Oates was flustered to see his best player out of uniform without knowing why.
It was later announced Gonzalez wasn’t playing because his uniform didn’t fit. It got big chuckles in the media.
It didn’t matter that Gonzalez missed the Rangers’ next four games because of the wrist.
Man of mystery
Oates remained Gonzalez’s biggest supporter. Oates also admitted Gonzalez carried a mysterious aura around him, almost like royalty,
“He’a a tough guy to get to know,” Oates said. “Juan is a very intelligent guy. But he’s very private and very proud, and he doesn’t want to say something that will be interpreted the wrong way.”
“Juan is a very shy person at heart,” former Rangers president Tom Schieffer said. “Sometimes people can’t see that. They see someone in the public spotlight performing in front of 50,000 people and they can’t imagine him being shy. But Juan is that kind of guy.”

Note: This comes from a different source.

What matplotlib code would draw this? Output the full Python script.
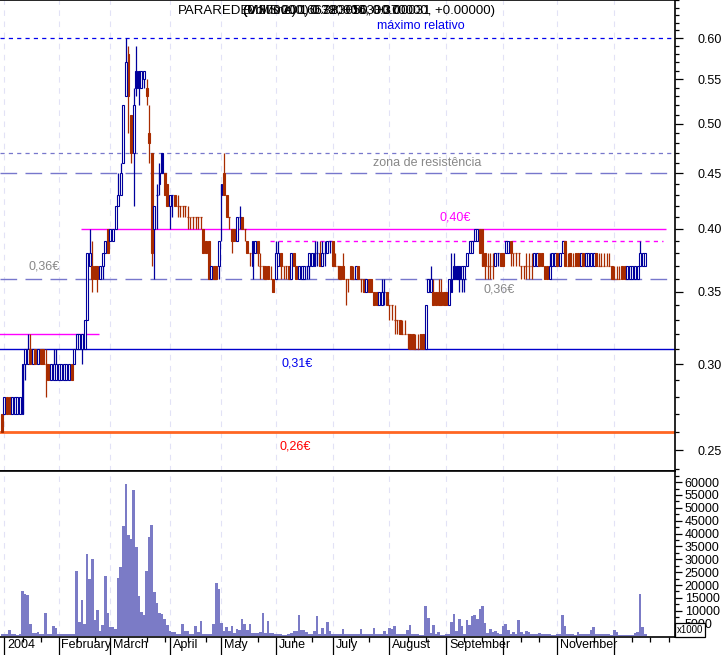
import numpy as np
import matplotlib
matplotlib.use('Agg')
import matplotlib.pyplot as plt
import matplotlib.transforms as mtransforms
from matplotlib.ticker import FixedLocator, NullFormatter

plt.rcParams['font.family'] = ['Liberation Sans', 'DejaVu Sans']
plt.rcParams['lines.scale_dashes'] = False

# daily candles (euro cents), 31 Dec 2003 .. mid Dec 2004
opens = [27, 27, 28, 28, 27, 27, 27, 27, 27, 30, 30, 31, 30, 31, 30, 31, 31, 30, 30, 29,
         29, 29, 29, 29, 29, 29, 29, 30, 30, 31, 31, 31, 31, 33, 37, 37, 37, 37, 36, 37,
         38, 40, 39, 39, 40, 42, 43, 46, 53, 58, 51, 47, 56, 56, 54, 55, 54, 49, 47, 40,
         43, 44, 47, 45, 44, 42, 43, 43, 42, 42, 42, 42, 41, 41, 41, 41, 41, 41, 40, 39,
         39, 36, 37, 37, 37, 43, 45, 43, 41, 40, 40, 39, 41, 41, 40, 39, 38, 37, 38, 39,
         37, 37, 37, 37, 36, 36, 36, 37, 38, 37, 37, 37, 36, 38, 37, 36, 36, 36, 37, 37,
         37, 37, 38, 38, 37, 38, 38, 39, 39, 37, 37, 37, 37, 36, 36, 37, 36, 36, 37, 36,
         36, 35, 36, 36, 35, 35, 34, 34, 35, 35, 34, 34, 33, 33, 33, 32, 32, 32, 32, 32,
         31, 31, 32, 32, 31, 35, 35, 35, 35, 35, 35, 35, 35, 34, 35, 37, 37, 37, 36, 36,
         37, 38, 38, 39, 39, 40, 40, 38, 37, 37, 37, 37, 38, 38, 38, 38, 38, 39, 38, 38,
         38, 37, 37, 37, 37, 37, 37, 37, 38, 38, 37, 37, 36, 37, 37, 38, 37, 38, 39, 37,
         38, 37, 38, 38, 37, 38, 37, 37, 37, 37, 38, 37, 37, 37, 37, 37, 37, 36, 36, 36,
         37, 37, 36, 36, 36, 36, 36, 37, 37, 37]
highs = [27, 28, 28, 28, 28, 28, 28, 28, 30, 31, 32, 32, 31, 31, 31, 31, 31, 31, 30, 30,
         31, 31, 30, 30, 30, 30, 30, 30, 31, 32, 32, 32, 33, 38, 40, 39, 37, 37, 37, 38,
         39, 40, 40, 40, 42, 45, 46, 52, 60, 59, 51, 54, 59, 56, 56, 56, 55, 52, 47, 42,
         44, 46, 47, 45, 44, 43, 43, 43, 43, 42, 42, 42, 42, 41, 41, 41, 41, 41, 40, 39,
         39, 37, 37, 37, 39, 44, 47, 43, 41, 40, 40, 41, 42, 41, 40, 39, 38, 39, 39, 39,
         38, 37, 37, 37, 37, 36, 39, 39, 38, 37, 37, 37, 38, 38, 37, 37, 37, 37, 37, 38,
         38, 39, 39, 39, 39, 39, 39, 39, 39, 38, 37, 37, 38, 36, 36, 37, 37, 37, 37, 36,
         36, 36, 36, 36, 35, 35, 35, 36, 36, 35, 34, 34, 34, 33, 33, 33, 33, 32, 32, 32,
         32, 32, 32, 32, 34, 36, 37, 36, 35, 36, 36, 35, 35, 36, 38, 38, 37, 37, 37, 37,
         38, 39, 39, 40, 40, 40, 40, 38, 38, 38, 38, 38, 38, 38, 38, 39, 39, 39, 38, 38,
         38, 37, 37, 38, 38, 38, 38, 38, 38, 38, 37, 37, 38, 38, 38, 38, 38, 39, 39, 38,
         38, 38, 38, 38, 38, 38, 38, 38, 38, 38, 38, 38, 38, 38, 38, 38, 37, 37, 37, 37,
         37, 37, 37, 37, 37, 37, 37, 39, 38, 38]
lows = [26, 27, 27, 27, 27, 27, 27, 27, 27, 29, 30, 30, 30, 30, 30, 30, 30, 28, 29, 29,
        29, 29, 29, 29, 29, 29, 29, 29, 30, 31, 31, 30, 31, 33, 37, 35, 36, 35, 36, 36,
        38, 38, 39, 39, 40, 42, 43, 46, 53, 49, 46, 42, 53, 52, 54, 54, 52, 46, 37, 36,
        40, 43, 45, 43, 42, 40, 41, 42, 41, 41, 41, 41, 40, 40, 40, 40, 40, 40, 38, 38,
        36, 36, 36, 36, 36, 39, 43, 41, 40, 38, 39, 39, 40, 40, 39, 38, 37, 36, 38, 37,
        36, 36, 36, 36, 36, 35, 36, 37, 36, 36, 36, 36, 36, 37, 36, 36, 36, 36, 36, 36,
        37, 37, 37, 37, 37, 37, 38, 38, 37, 37, 36, 36, 36, 34, 35, 36, 36, 36, 36, 35,
        35, 35, 35, 35, 34, 34, 34, 34, 34, 34, 33, 33, 32, 32, 32, 32, 32, 31, 31, 31,
        31, 31, 31, 31, 31, 35, 35, 34, 34, 34, 34, 34, 34, 34, 35, 36, 36, 35, 35, 35,
        37, 38, 38, 39, 39, 38, 37, 36, 36, 36, 36, 37, 37, 37, 37, 38, 38, 37, 37, 37,
        37, 36, 36, 36, 36, 36, 37, 37, 37, 37, 36, 36, 36, 37, 37, 37, 37, 38, 37, 37,
        37, 37, 37, 37, 37, 37, 37, 37, 37, 37, 37, 37, 37, 37, 37, 37, 36, 36, 36, 36,
        36, 36, 36, 36, 36, 36, 36, 37, 37, 37]
closes = [26, 28, 27, 27, 28, 28, 28, 28, 30, 31, 31, 30, 31, 30, 31, 30, 30, 30, 29, 30,
          30, 30, 30, 30, 30, 30, 30, 29, 31, 32, 32, 32, 33, 38, 38, 36, 36, 36, 37, 38,
          39, 38, 40, 40, 42, 43, 45, 52, 57, 53, 47, 52, 54, 54, 56, 56, 53, 48, 38, 42,
          43, 45, 45, 43, 42, 43, 43, 42, 42, 42, 42, 42, 41, 41, 41, 41, 41, 41, 38, 38,
          36, 37, 36, 36, 39, 44, 43, 41, 41, 39, 39, 41, 41, 40, 40, 38, 38, 39, 39, 38,
          37, 37, 36, 36, 36, 35, 38, 38, 37, 37, 37, 36, 38, 37, 36, 37, 37, 37, 37, 38,
          38, 38, 38, 37, 38, 38, 39, 39, 37, 37, 37, 36, 36, 36, 36, 36, 36, 37, 36, 36,
          35, 36, 35, 35, 34, 34, 35, 35, 35, 34, 34, 34, 33, 33, 32, 32, 32, 32, 31, 31,
          31, 31, 31, 31, 34, 36, 36, 34, 34, 34, 34, 34, 34, 36, 36, 36, 36, 36, 37, 37,
          38, 39, 39, 40, 40, 38, 37, 37, 37, 37, 37, 38, 38, 37, 37, 39, 39, 38, 38, 38,
          38, 37, 37, 37, 37, 37, 38, 38, 37, 37, 36, 36, 37, 38, 38, 37, 38, 39, 37, 37,
          37, 37, 37, 37, 38, 37, 38, 38, 38, 38, 37, 37, 37, 37, 37, 37, 36, 36, 36, 36,
          36, 36, 37, 37, 37, 37, 37, 38, 38, 38]
# volume in x1000 units
volumes = [1000, 1000, 800, 2600, 800, 1000, 600, 900, 17600, 16700, 16100, 4700, 1300, 1500, 1700,
           1000, 900, 9100, 1000, 800, 3900, 3400, 1000, 800, 800, 800, 800, 800, 800, 25500,
           5500, 14300, 4700, 31900, 22500, 30300, 6500, 10400, 2300, 4300, 23400, 9200, 3600, 3600, 3000,
           22800, 27000, 43000, 59200, 39500, 37800, 57000, 34600, 15600, 9500, 8200, 25500, 38800, 43200, 17400,
           13000, 9100, 8900, 6900, 4300, 2300, 1700, 1700, 800, 800, 4700, 2300, 2300, 1000, 1000,
           3900, 1700, 6000, 1000, 1000, 1000, 1000, 4900, 20600, 18600, 5200, 2300, 3600, 2300, 3900,
           1300, 3000, 2600, 6900, 4900, 2600, 4700, 1300, 1300, 1300, 1700, 9200, 1300, 6200, 1300,
           1300, 800, 800, 800, 600, 600, 800, 1300, 2000, 2300, 8200, 2600, 2600, 1700, 800,
           800, 2300, 8000, 800, 3400, 800, 5500, 2300, 1000, 1000, 1000, 1000, 3000, 1000, 800,
           1000, 1000, 1000, 1000, 3000, 1000, 1000, 1000, 1000, 3400, 1000, 1000, 1000, 2300, 800,
           3400, 3000, 3900, 800, 800, 800, 800, 2600, 4300, 1000, 1000, 1000, 400, 400, 11700,
           7300, 1300, 4300, 800, 1700, 400, 400, 800, 800, 5600, 8600, 2300, 6900, 3900, 1000,
           6500, 4300, 7900, 8200, 6900, 10800, 11700, 5200, 1300, 3000, 1700, 2100, 1300, 1000, 3900,
           4900, 2600, 1000, 1700, 1000, 6500, 1700, 1000, 2100, 1700, 1000, 1000, 1000, 1300, 1000,
           1000, 1000, 1000, 400, 400, 800, 800, 8500, 4200, 800, 800, 800, 400, 1700, 1000,
           1000, 800, 800, 2600, 3600, 800, 800, 800, 800, 800, 800, 600, 2700, 1700, 600,
           600, 600, 600, 600, 600, 1400, 1700, 16700, 3600, 800]

# first trading day of each month (index into the arrays above)
month_starts = [1, 22, 42, 65, 85, 106, 128, 150, 172, 194, 215, 237]
month_labels = ['2004', 'February', 'March', 'April', 'May', 'June', 'July',
                'August', 'September', '', 'November', '']

price_ticks = [0.25, 0.30, 0.35, 0.40, 0.45, 0.50, 0.55, 0.60]
vol_ticks = list(range(5000, 60001, 5000))

BLUE = '#00009c'
BROWN = '#a82c00'
GRID = '#e2e2f6'
LAV = '#7777cc'

W, H = 724, 655
fig = plt.figure(figsize=(W / 100, H / 100), dpi=100)
ax = fig.add_axes([0, 1 - 471 / H, 675 / W, 471 / H])
axv = fig.add_axes([0, 1 - 637 / H, 675 / W, 166 / H], sharex=ax)

o = np.array(opens) / 100
hi = np.array(highs) / 100
lo = np.array(lows) / 100
c = np.array(closes) / 100
x = np.arange(len(o))

# colour: compared with previous close (equal keeps previous colour)
up = np.zeros(len(c), bool)
up[0] = c[0] >= o[0]
for k in range(1, len(c)):
    if c[k] > c[k - 1]:
        up[k] = True
    elif c[k] < c[k - 1]:
        up[k] = False
    else:
        up[k] = up[k - 1]
cols = np.where(up, BLUE, BROWN)

bw = 0.75
ax.vlines(x, lo, hi, colors=cols, lw=0.9, zorder=3)
body = o != c
filled = c < o
ax.bar(x[body], np.abs(c - o)[body], bottom=np.minimum(o, c)[body], width=bw,
       color=np.where(filled, cols, 'white')[body], edgecolor=cols[body], lw=0.8, zorder=4)
ax.hlines(c[~body], x[~body] - bw / 2, x[~body] + bw / 2, colors=cols[~body], lw=0.9, zorder=4)

ax.set_yscale('log')
ax.set_ylim(0.2392, 0.6505)
ax.set_xlim(-0.716, 260.5)

# support / resistance lines
ax.axhline(0.60, color='#0000ee', lw=0.9, ls=(0, (3, 3)), zorder=2)
ax.axhline(0.47, color=LAV, lw=0.9, ls=(0, (3, 3)), zorder=2)
ax.axhline(0.45, color=LAV, lw=1.0, ls=(0, (12, 6)), zorder=2)
ax.axhline(0.36, color=LAV, lw=1.0, ls=(0, (12, 6)), zorder=2)
ax.axhline(0.31, color='#0000cc', lw=1.0, zorder=2)
ax.axhline(0.26, color='#ff6622', lw=2.0, zorder=2)
ax.hlines(0.40, 30.6, 257, color='#ff00ff', lw=1.0, zorder=2)
ax.hlines(0.39, 103.8, 256, color='#ff00ff', lw=1.0, ls=(0, (3, 3)), zorder=2)
ax.hlines(0.32, -1, 37.6, color='#ff00ff', lw=1.0, zorder=2)

tk = dict(fontsize=9, ha='center', va='center')
ax.text(16.3, 0.3697, '0,36€', color='#888888', **tk)
ax.text(114.2, 0.3003, '0,31€', color='#0000ee', **tk)
ax.text(113.5, 0.2522, '0,26€', color='#ff0000', **tk)
ax.text(175.4, 0.4102, '0,40€', color='#ff00ff', **tk)
ax.text(192.4, 0.352, '0,36€', color='#888888', **tk)
ax.text(162.2, 0.6155, 'máximo relativo', color='#0000ee', **tk)
ax.text(164.5, 0.460, 'zona de resistência', color='#888888', **tk)

# month grid on both panels
for a in (ax, axv):
    for m in month_starts:
        a.axvline(m, color=GRID, lw=0.8, ls=(0, (4, 4)), zorder=1)
    a.spines['left'].set_visible(False)

ax.yaxis.tick_right()
ax.yaxis.set_major_locator(FixedLocator(price_ticks))
ax.yaxis.set_minor_locator(FixedLocator(np.round(np.arange(0.24, 0.655, 0.01), 2)))
ax.yaxis.set_major_formatter(plt.FuncFormatter(lambda v, p: f'{v:.2f}'))
ax.yaxis.set_minor_formatter(NullFormatter())
ax.tick_params(axis='y', which='major', direction='out', length=6, width=0.9, pad=10, labelsize=9)
ax.tick_params(axis='y', which='minor', direction='out', length=3, width=0.9)
ax.tick_params(axis='x', which='both', bottom=False, labelbottom=False)
for s in ('top', 'right', 'bottom'):
    ax.spines[s].set_linewidth(1.2)

# volume
axv.bar(x, volumes, width=1.0, color='#7b7bc6', lw=0, zorder=3)
axv.set_ylim(-200, 64300)
axv.yaxis.tick_right()
axv.yaxis.set_major_locator(FixedLocator(vol_ticks))
axv.yaxis.set_minor_locator(FixedLocator(list(range(2500, 64000, 2500))))
axv.tick_params(axis='y', which='major', direction='out', length=5, width=0.9, pad=2, labelsize=9)
axv.tick_params(axis='y', which='minor', direction='out', length=3, width=0.9)
for s in ('top', 'right', 'bottom'):
    axv.spines[s].set_linewidth(1.2)

minor_x = []
bounds = month_starts + [261]
for a0, a1 in zip(bounds[:-1], bounds[1:]):
    k = a0 + 7
    while k < a1 - 1:
        minor_x.append(k)
        k += 7
axv.set_xticks(month_starts)
axv.set_xticklabels(month_labels)
axv.set_xticks(minor_x, minor=True)
axv.tick_params(axis='x', which='major', direction='out', length=13, width=0.9, pad=-11.5, labelsize=9)
axv.tick_params(axis='x', which='minor', direction='out', length=3.5, width=0.9)
off = mtransforms.ScaledTranslation(2 / 72, 0, fig.dpi_scale_trans)
for lbl in axv.get_xticklabels():
    lbl.set_ha('left')
    lbl.set_transform(lbl.get_transform() + off)

fig.text(677 / W, 1 - 630 / H, 'x1000', fontsize=7, ha='left', va='center',
         bbox=dict(facecolor='white', edgecolor='black', lw=0.9, pad=1.2))

# title: the charting software prints several legends on top of each other
ty = 1 - 11 / H
fig.text(178 / W, ty, 'PARAREDE', fontsize=9.5, va='center')
for s in ['(0.370000, 0.380000, 0.370000, +0.00000)',
          '(MMS 200) 0.383050, +0.00031',
          '(Volume) 16672, +16300.0']:
    fig.text(243 / W, ty, s, fontsize=9.5, va='center')

fig.savefig('out.png', dpi=100)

But the incident in Cooperstown did reinforce one thing about Gonzalez.
He had tremendous pride. Everything had to be just right. Especially his health. After another great season in 1999, Gonzalez was traded to the Tigers, and injuries started catching up to him — calf, thumb, hamstring, wrist. The Rangers brought him back in 2002-03 on a two-year deal but got just 152 games out of him.
But he hit .288 with 32 home runs and 105 RBIs in those 152 games. The bat was still there even if age and pride were catching up to him. He left after two seasons, and injuries continued to dog him in 2004-05 with the Royals and Indians. He was 35 when he played in his final game for Cleveland in 2005. A comeback with the Cardinals in 2006 also fizzled in spring training.

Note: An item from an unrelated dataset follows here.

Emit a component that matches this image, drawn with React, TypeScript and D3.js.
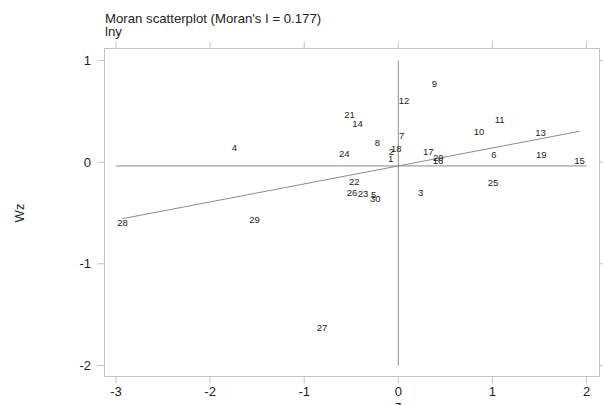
import React from "react";
import * as d3 from "d3";

const ids = [1, 2, 3, 4, 5, 6, 7, 8, 9, 10, 11, 12, 13, 14, 15, 16, 17, 18, 19, 20, 21, 22, 23, 24, 25, 26, 27, 28, 29, 30];
const zValues = [-0.082, -0.074, 0.237, -1.743, -0.262, 1.017, 0.035, -0.223, 0.383, 0.857, 1.077, 0.06, 1.512, -0.433, 1.927, 0.422, 0.319, -0.021, 1.52, 0.425, -0.518, -0.468, -0.375, -0.574, 1.006, -0.492, -0.811, -2.93, -1.527, -0.244];
const wzValues = [0.009, 0.074, -0.325, 0.117, -0.345, 0.042, 0.229, 0.163, 0.739, 0.271, 0.393, 0.576, 0.265, 0.351, -0.014, -0.017, 0.074, 0.108, 0.049, 0.019, 0.441, -0.224, -0.342, 0.058, -0.236, -0.325, -1.656, -0.624, -0.597, -0.384];
const xTicks = [-3, -2, -1, 0, 1, 2];
const yTicks = [-2, -1, 0, 1];
const moranI = 0.177;
const titleText = "Moran scatterplot (Moran's I = 0.177)";
const subtitleText = "lny";
const xLabel = "z";
const yLabel = "Wz";

export default function App() {
  const W = 603, H = 405;
  const frame = { left: 104.5, right: 599.5, top: 48.5, bottom: 376.5 };
  const x = d3.scaleLinear().domain([-3, 2]).range([116, 586.5]);
  const y = d3.scaleLinear().domain([-2, 1]).range([365.5, 60.5]);
  const meanZ = d3.mean(zValues) as number;
  const meanWz = d3.mean(wzValues) as number;
  const zMin = d3.min(zValues) as number;
  const zMax = d3.max(zValues) as number;
  const fit = (z: number) => meanWz + moranI * (z - meanZ);
  const lineGen = d3.line<number>().x((d) => x(d)).y((d) => y(fit(d)));
  const font = "'Liberation Sans', Arial, sans-serif";
  const frameColor = "#c4c4c4";
  const lineColor = "#8c8c8c";
  const textColor = "#222";
  return (
    <svg width={W} height={H} style={{ position: "absolute", left: 0, top: 0, background: "#fff" }} fontFamily={font}>
      <rect x={frame.left} y={frame.top} width={frame.right - frame.left} height={frame.bottom - frame.top} fill="none" stroke={frameColor} strokeWidth={1} />
      {xTicks.map((t) => (
        <g key={"xt" + t}>
          <line x1={x(t)} x2={x(t)} y1={frame.bottom} y2={frame.bottom + 7} stroke={frameColor} />
          <line x1={x(t)} x2={x(t)} y1={frame.top} y2={frame.top - 7} stroke={frameColor} />
          <text x={x(t)} y={396} textAnchor="middle" fontSize={13} fill={textColor}>{t}</text>
        </g>
      ))}
      {yTicks.map((t) => (
        <g key={"yt" + t}>
          <line x1={frame.left} x2={frame.left - 7} y1={y(t)} y2={y(t)} stroke={frameColor} />
          <line x1={frame.right} x2={frame.right + 7} y1={y(t)} y2={y(t)} stroke={frameColor} />
          <text x={91} y={y(t)} dy="0.35em" textAnchor="end" fontSize={13} fill={textColor}>{t}</text>
        </g>
      ))}
      <line x1={x(0)} x2={x(0)} y1={y(-2)} y2={y(1)} stroke={lineColor} strokeWidth={1} />
      <line x1={x(-3)} x2={x(2)} y1={y(meanWz)} y2={y(meanWz)} stroke={lineColor} strokeWidth={1} />
      <path d={lineGen([zMin, zMax]) as string} fill="none" stroke={lineColor} strokeWidth={1} />
      {ids.map((id, i) => (
        <text key={"p" + id} x={x(zValues[i])} y={y(wzValues[i]) - 3} dy="0.35em" textAnchor="middle" fontSize={9.5} fill={textColor}>{id}</text>
      ))}
      <text x={105} y={23} fontSize={13.2} fill={textColor}>{titleText}</text>
      <text x={105} y={36} fontSize={13.2} fill={textColor}>{subtitleText}</text>
      <text transform={`translate(24,${213}) rotate(-90)`} textAnchor="middle" fontSize={13} fill={textColor}>{yLabel}</text>
      <text x={x(0)} y={410} textAnchor="middle" fontSize={13} fill={textColor}>{xLabel}</text>
    </svg>
  );
}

Gonzalez, rather than retiring with a well-deserved sendoff, quietly just faded away. When he became eligible for the Hall of Fame, Gonzalez received 5.2 percent of the votes in 2010 and 4.0 in 2011. That was not enough, and he dropped off the ballot.
I voted for him both years.
For years, the Rangers resisted putting him in their own Hall of Fame. The main reason was they didn’t think he would show up for the induction ceremonies. He was offered induction in 2013 but declined, sending word that, “I closed the Texas Rangers chapter of my life a long time ago.”
Finally, in 2015, the team decided to put him in the Rangers Hall of Fame no matter how he felt about it and hope for the best. At first, there was some hope Gonzalez would show up. But at the last minute, he backed out, citing a family illness in Puerto Rico, and his son J.J. accepted on his behalf.
That was eight years ago.
Now Gonzalez is coming back to Arlington. Hopefully to a standing ovation.